**Work to complete**: In the listing below, locate the lines that hold "diagram" and copy them.

# Data excerpt start

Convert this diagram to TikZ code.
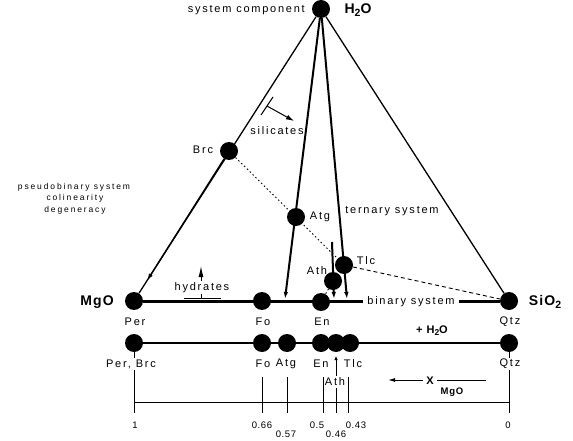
\documentclass[tikz,border=0pt]{standalone}
\usepackage{fontspec}
\setmainfont{Liberation Sans}
\newfontfamily\labfont{Liberation Sans}[LetterSpace=16]
\newfontfamily\numfont{Liberation Sans}[LetterSpace=6]
\newfontfamily\smallfont{Liberation Sans}[LetterSpace=22]
\newfontfamily\boldfont{Liberation Sans}[LetterSpace=8]
\usetikzlibrary{arrows.meta,calc}
\begin{document}
\begin{tikzpicture}[x=1pt,y=-1pt,
  dot/.style={circle,fill=black,inner sep=0pt,minimum size=18pt},
  lbl/.style={font=\labfont\fontsize{11}{12}\selectfont,inner sep=0pt},
  numlbl/.style={font=\numfont\fontsize{9.5}{10}\selectfont,inner sep=0pt},
  smlbl/.style={font=\smallfont\fontsize{8.5}{9}\selectfont,inner sep=0pt},
  bigbold/.style={font=\boldfont\bfseries\fontsize{14}{16}\selectfont,inner sep=0pt},
  midbold/.style={font=\boldfont\bfseries\fontsize{11}{12}\selectfont,inner sep=0pt},
  edge/.style={line width=1.3pt},
  proj/.style={line width=2pt},
  tick/.style={line width=1pt},
  tip/.style={-{Latex[length=7pt,width=4.5pt]}},
  dotline/.style={line width=0.9pt,dash pattern=on 1.5pt off 2.5pt},
  dashline/.style={line width=0.9pt,dash pattern=on 4pt off 3pt},
  whitebg/.style={fill=white}
]
\useasboundingbox (0,0) rectangle (573,441);
% --- main triangle dots
\node[dot] (H) at (321,9) {};
\node[dot] (M) at (134,301) {};
\node[dot] (S) at (509,301) {};
\node[dot] (Brc) at (229,151) {};
\node[dot] (Atg) at (296,217) {};
\node[dot] (Tlc) at (344,265) {};
\node[dot] (Ath) at (333,281) {};
\node[dot] (Fo) at (262,301) {};
\node[dot] (En) at (321,302) {};
% --- helper coordinates
\coordinate (pA) at (285,299);
\coordinate (pT) at (347,299);
\coordinate (athTop) at (332,242);
\coordinate (athBot) at (334,299);
\coordinate (midTip) at ($(H.center)!0.93!(M.center)$);
\coordinate (s1) at (261,115);
\coordinate (s2) at (273,97);
\coordinate (sa) at (267,106);
\coordinate (sb) at (294,121);
\coordinate (hB) at (201,281);
\coordinate (hT) at (201,266);
\coordinate (hl) at (184,298);
\coordinate (hr) at (221,298);
\coordinate (hm) at (201,294);
\coordinate (hm2) at (201,298);
% --- triangle
\draw[edge] (H) -- (M);
\draw[edge] (H) -- (S);
\draw[edge,tip] (Brc) -- (midTip);
\draw[line width=3pt] (M) -- (S);
% --- projections
\draw[proj,tip] (H) -- (pA);
\draw[proj,tip] (H) -- (pT);
\draw[proj,tip] (athTop) -- (athBot);
\draw[dotline] (Brc) -- (Tlc);
\draw[dashline] (Tlc) -- (S);
\draw[dotline] (Ath) -- (En);
% --- silicates marker
\draw[tick] (s1) -- (s2);
\draw[tick,-{Latex[length=8pt,width=5pt]}] (sa) -- (sb);
% --- hydrates marker
\draw[tick,-{Latex[length=11pt,width=5pt]}] (hB) -- (hT);
\draw[tick] (hl) -- (hr);
\draw[tick] (hm) -- (hm2);
% --- labels of upper diagram
\node[lbl,anchor=east] (tsys) at (305,10) {system component};
\node[bigbold] (tH) at (358,10) {H\raisebox{-3pt}{\fontsize{10.5}{11}\selectfont 2}O};
\node[bigbold] (tM) at (97,302) {MgO};
\node[bigbold] (tS) at (545,302) {SiO\raisebox{-3pt}{\fontsize{10.5}{11}\selectfont 2}};
\node[lbl] (tBrc) at (203,150) {Brc};
\node[lbl] (tAtg) at (320,217) {Atg};
\node[lbl] (tAth) at (317,271) {Ath};
\node[lbl] (tTlc) at (366,261) {Tlc};
\node[lbl] (tsil) at (277,131) {silicates};
\node[lbl] (tter) at (392,211) {ternary system};
\node[lbl] (thyd) at (202,288) {hydrates};
\node[lbl,whitebg,inner xsep=4pt,inner ysep=2pt] (tbin) at (411,302) {binary system};
\node[smlbl] (tp1) at (74,187) {pseudobinary system};
\node[smlbl] (tp2) at (75,198) {colinearity};
\node[smlbl] (tp3) at (75,210) {degeneracy};
\node[lbl] (tPer) at (135,322) {Per};
\node[lbl] (tFo) at (263,322) {Fo};
\node[lbl] (tEn) at (322,322) {En};
\node[lbl] (tQtz) at (510,322) {Qtz};
\node[midbold] (tplus) at (432,331) {+ H\raisebox{-2pt}{\fontsize{8.5}{9}\selectfont 2}O};
% --- lower compatibility line
\node[dot] (lPer) at (134,343) {};
\node[dot] (lFo) at (262,343) {};
\node[dot] (lAtg) at (287,343) {};
\node[dot] (lEn) at (321,343) {};
\node[dot] (lAth) at (336,343) {};
\node[dot] (lTlc) at (350,343) {};
\node[dot] (lQtz) at (509,343) {};
\draw[proj] (lPer) -- (lQtz);
% --- scale
\coordinate (sPer) at (134,413);
\coordinate (sFo) at (262,413);
\coordinate (sAtg) at (287,413);
\coordinate (sEn) at (323,413);
\coordinate (sAth) at (336,413);
\coordinate (sTlc) at (348,413);
\coordinate (sQtz) at (509,413);
\coordinate (uFo) at (262,377);
\coordinate (uAtg) at (287,377);
\coordinate (uEn) at (323,377);
\coordinate (uTlc) at (348,377);
\coordinate (uAth) at (336,356);
\coordinate (sl) at (134,402);
\coordinate (sr) at (509,402);
\draw[tick] (sl) -- (sr);
\draw[tick] (lPer) -- (sPer);
\draw[tick] (lQtz) -- (sQtz);
\draw[tick] (uFo) -- (sFo);
\draw[tick] (uAtg) -- (sAtg);
\draw[tick] (uEn) -- (sEn);
\draw[tick] (uTlc) -- (sTlc);
\draw[tick,-{Latex[length=4pt,width=3.5pt]}] (sAth) -- (uAth);
\node[lbl,whitebg,inner ysep=1.5pt] (bPer) at (131,364) {Per, Brc};
\node[lbl] (bFo) at (263,364) {Fo};
\node[lbl] (bAtg) at (286,364) {Atg};
\node[lbl] (bEn) at (321,364) {En};
\node[lbl] (bTlc) at (353,364) {Tlc};
\node[lbl,whitebg,inner ysep=1.5pt] (bQtz) at (510,364) {Qtz};
\node[lbl,whitebg,inner xsep=0.5pt,inner ysep=1.5pt] (bAth) at (335,382) {Ath};
% --- X_MgO
\coordinate (xa) at (423,380);
\coordinate (xb) at (388,380);
\coordinate (xc) at (437,380);
\coordinate (xd) at (486,380);
\draw[tick,-{Latex[length=7pt,width=4pt]}] (xa) -- (xb);
\draw[tick] (xc) -- (xd);
\node[midbold] (tX) at (430,381) {X};
\node[font=\boldfont\bfseries\fontsize{9.5}{10}\selectfont,inner sep=0pt] (tXM) at (452,392) {MgO};
% --- numbers
\node[numlbl] (n1) at (135,425) {1};
\node[numlbl] (n66) at (262,425) {0.66};
\node[numlbl] (n57) at (286,434) {0.57};
\node[numlbl] (n5) at (317,425) {0.5};
\node[numlbl] (n46) at (336,434) {0.46};
\node[numlbl] (n43) at (356,425) {0.43};
\node[numlbl] (n0) at (508,425) {0};
\end{tikzpicture}
\end{document}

# Data excerpt end

**Finished exercise**:
Convert this diagram to TikZ code.
% --- labels of upper diagram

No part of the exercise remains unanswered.